==== Supplied records
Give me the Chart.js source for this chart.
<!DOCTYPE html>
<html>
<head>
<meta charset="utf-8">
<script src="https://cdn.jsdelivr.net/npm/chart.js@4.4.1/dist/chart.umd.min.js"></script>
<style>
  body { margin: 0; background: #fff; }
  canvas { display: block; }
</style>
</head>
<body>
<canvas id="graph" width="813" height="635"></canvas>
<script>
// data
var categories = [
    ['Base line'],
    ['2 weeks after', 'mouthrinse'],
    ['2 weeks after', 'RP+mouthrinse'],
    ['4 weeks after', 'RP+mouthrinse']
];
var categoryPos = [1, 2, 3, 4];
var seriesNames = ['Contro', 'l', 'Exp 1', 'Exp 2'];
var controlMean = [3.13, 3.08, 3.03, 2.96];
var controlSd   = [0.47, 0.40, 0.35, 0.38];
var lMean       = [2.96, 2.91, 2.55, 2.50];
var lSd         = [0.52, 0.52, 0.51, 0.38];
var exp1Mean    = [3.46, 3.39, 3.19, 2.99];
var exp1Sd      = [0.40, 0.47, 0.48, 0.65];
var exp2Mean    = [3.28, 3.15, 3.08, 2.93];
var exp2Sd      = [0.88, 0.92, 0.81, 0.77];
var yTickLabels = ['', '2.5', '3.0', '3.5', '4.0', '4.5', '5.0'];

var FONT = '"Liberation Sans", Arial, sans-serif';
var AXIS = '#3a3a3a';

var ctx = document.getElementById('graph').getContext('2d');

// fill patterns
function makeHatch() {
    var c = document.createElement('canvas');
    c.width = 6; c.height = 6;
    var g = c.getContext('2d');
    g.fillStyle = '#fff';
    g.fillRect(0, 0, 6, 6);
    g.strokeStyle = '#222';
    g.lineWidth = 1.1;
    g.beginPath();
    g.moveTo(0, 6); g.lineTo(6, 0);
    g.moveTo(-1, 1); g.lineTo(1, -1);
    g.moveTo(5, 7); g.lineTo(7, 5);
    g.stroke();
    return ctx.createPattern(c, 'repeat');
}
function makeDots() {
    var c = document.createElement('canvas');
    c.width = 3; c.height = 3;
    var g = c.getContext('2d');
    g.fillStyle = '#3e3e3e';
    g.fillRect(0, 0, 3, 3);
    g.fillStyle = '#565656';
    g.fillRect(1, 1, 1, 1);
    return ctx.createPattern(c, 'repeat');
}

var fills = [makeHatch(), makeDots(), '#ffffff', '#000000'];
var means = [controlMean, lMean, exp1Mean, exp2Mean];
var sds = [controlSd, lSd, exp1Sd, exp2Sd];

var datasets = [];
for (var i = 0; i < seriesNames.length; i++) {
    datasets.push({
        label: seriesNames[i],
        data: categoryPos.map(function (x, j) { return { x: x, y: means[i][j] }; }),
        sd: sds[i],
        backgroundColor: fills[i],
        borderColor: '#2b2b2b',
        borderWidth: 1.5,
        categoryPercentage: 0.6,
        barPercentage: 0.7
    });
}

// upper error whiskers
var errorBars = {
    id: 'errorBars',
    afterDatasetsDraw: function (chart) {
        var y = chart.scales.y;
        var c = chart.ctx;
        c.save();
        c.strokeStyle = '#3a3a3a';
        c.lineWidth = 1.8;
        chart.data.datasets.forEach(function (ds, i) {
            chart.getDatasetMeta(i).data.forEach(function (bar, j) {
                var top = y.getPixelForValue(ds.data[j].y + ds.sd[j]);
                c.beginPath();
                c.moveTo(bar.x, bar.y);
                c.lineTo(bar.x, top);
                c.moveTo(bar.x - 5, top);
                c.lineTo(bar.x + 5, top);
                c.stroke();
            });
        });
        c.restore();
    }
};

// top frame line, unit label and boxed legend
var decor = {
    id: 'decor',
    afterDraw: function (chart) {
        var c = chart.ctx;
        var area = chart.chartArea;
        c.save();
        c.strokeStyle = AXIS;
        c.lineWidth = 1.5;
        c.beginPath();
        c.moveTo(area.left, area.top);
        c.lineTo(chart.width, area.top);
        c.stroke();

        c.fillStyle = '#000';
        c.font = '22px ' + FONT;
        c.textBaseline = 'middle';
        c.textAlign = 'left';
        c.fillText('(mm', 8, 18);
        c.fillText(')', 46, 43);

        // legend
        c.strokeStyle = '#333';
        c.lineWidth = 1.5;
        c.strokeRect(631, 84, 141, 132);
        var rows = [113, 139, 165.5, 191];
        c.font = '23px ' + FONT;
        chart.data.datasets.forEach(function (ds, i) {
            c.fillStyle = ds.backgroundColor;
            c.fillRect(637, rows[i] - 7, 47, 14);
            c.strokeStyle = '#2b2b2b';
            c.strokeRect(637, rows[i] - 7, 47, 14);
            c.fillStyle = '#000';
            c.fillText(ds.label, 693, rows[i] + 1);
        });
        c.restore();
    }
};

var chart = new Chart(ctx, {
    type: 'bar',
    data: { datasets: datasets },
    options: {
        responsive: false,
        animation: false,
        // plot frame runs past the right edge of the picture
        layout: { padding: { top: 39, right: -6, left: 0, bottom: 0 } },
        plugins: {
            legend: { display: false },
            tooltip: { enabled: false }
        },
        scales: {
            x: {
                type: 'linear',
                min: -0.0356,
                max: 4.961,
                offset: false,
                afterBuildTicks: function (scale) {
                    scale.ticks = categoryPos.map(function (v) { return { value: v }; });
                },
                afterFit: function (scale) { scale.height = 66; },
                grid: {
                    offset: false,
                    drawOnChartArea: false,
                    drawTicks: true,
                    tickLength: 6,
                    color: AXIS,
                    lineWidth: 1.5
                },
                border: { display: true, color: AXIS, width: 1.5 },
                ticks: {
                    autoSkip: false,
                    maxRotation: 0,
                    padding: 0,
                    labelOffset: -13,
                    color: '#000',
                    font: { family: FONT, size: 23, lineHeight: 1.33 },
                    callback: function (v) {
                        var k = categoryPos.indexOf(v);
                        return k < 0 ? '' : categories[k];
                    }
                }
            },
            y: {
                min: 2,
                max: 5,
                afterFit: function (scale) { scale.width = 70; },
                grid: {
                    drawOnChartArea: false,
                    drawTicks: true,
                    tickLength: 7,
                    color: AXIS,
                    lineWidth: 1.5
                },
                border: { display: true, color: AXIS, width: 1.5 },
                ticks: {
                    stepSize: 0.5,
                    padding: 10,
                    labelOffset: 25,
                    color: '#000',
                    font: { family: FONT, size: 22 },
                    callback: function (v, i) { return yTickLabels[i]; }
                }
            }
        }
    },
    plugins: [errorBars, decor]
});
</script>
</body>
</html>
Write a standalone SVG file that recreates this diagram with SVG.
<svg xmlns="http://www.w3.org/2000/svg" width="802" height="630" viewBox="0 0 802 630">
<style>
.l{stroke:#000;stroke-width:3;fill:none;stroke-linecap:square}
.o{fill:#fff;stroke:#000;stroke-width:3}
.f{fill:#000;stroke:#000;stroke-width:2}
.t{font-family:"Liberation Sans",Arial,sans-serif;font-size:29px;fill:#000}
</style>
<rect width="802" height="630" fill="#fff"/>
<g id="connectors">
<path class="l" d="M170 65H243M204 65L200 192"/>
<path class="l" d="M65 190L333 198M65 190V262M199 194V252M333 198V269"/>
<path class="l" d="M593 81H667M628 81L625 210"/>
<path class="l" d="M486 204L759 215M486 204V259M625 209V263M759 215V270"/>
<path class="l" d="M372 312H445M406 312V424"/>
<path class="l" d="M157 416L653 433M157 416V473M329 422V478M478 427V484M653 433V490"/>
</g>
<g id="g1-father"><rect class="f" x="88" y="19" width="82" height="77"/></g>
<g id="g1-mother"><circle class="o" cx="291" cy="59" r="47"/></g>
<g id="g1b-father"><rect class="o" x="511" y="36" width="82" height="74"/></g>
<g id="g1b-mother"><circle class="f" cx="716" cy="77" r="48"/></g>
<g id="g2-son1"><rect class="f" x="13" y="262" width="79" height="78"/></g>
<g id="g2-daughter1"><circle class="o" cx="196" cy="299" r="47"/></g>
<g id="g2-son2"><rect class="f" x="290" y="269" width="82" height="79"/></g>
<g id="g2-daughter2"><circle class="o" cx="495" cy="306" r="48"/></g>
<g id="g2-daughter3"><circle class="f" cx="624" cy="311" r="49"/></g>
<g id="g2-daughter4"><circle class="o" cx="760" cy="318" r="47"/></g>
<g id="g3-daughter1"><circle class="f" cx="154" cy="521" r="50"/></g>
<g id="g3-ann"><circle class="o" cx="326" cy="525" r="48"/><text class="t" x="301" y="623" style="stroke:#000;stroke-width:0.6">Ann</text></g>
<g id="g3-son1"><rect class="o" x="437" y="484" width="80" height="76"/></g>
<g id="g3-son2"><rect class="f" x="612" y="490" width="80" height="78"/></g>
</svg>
========
§ Stated problem: Return exactly, please, the lines of the material from the first one down to and including the line where "var AXIS = '#3a3a3a';" appears.

§ Correct response:
Give me the Chart.js source for this chart.
<!DOCTYPE html>
<html>
<head>
<meta charset="utf-8">
<script src="https://cdn.jsdelivr.net/npm/chart.js@4.4.1/dist/chart.umd.min.js"></script>
<style>
  body { margin: 0; background: #fff; }
  canvas { display: block; }
</style>
</head>
<body>
<canvas id="graph" width="813" height="635"></canvas>
<script>
// data
var categories = [
    ['Base line'],
    ['2 weeks after', 'mouthrinse'],
    ['2 weeks after', 'RP+mouthrinse'],
    ['4 weeks after', 'RP+mouthrinse']
];
var categoryPos = [1, 2, 3, 4];
var seriesNames = ['Contro', 'l', 'Exp 1', 'Exp 2'];
var controlMean = [3.13, 3.08, 3.03, 2.96];
var controlSd   = [0.47, 0.40, 0.35, 0.38];
var lMean       = [2.96, 2.91, 2.55, 2.50];
var lSd         = [0.52, 0.52, 0.51, 0.38];
var exp1Mean    = [3.46, 3.39, 3.19, 2.99];
var exp1Sd      = [0.40, 0.47, 0.48, 0.65];
var exp2Mean    = [3.28, 3.15, 3.08, 2.93];
var exp2Sd      = [0.88, 0.92, 0.81, 0.77];
var yTickLabels = ['', '2.5', '3.0', '3.5', '4.0', '4.5', '5.0'];

var FONT = '"Liberation Sans", Arial, sans-serif';
var AXIS = '#3a3a3a';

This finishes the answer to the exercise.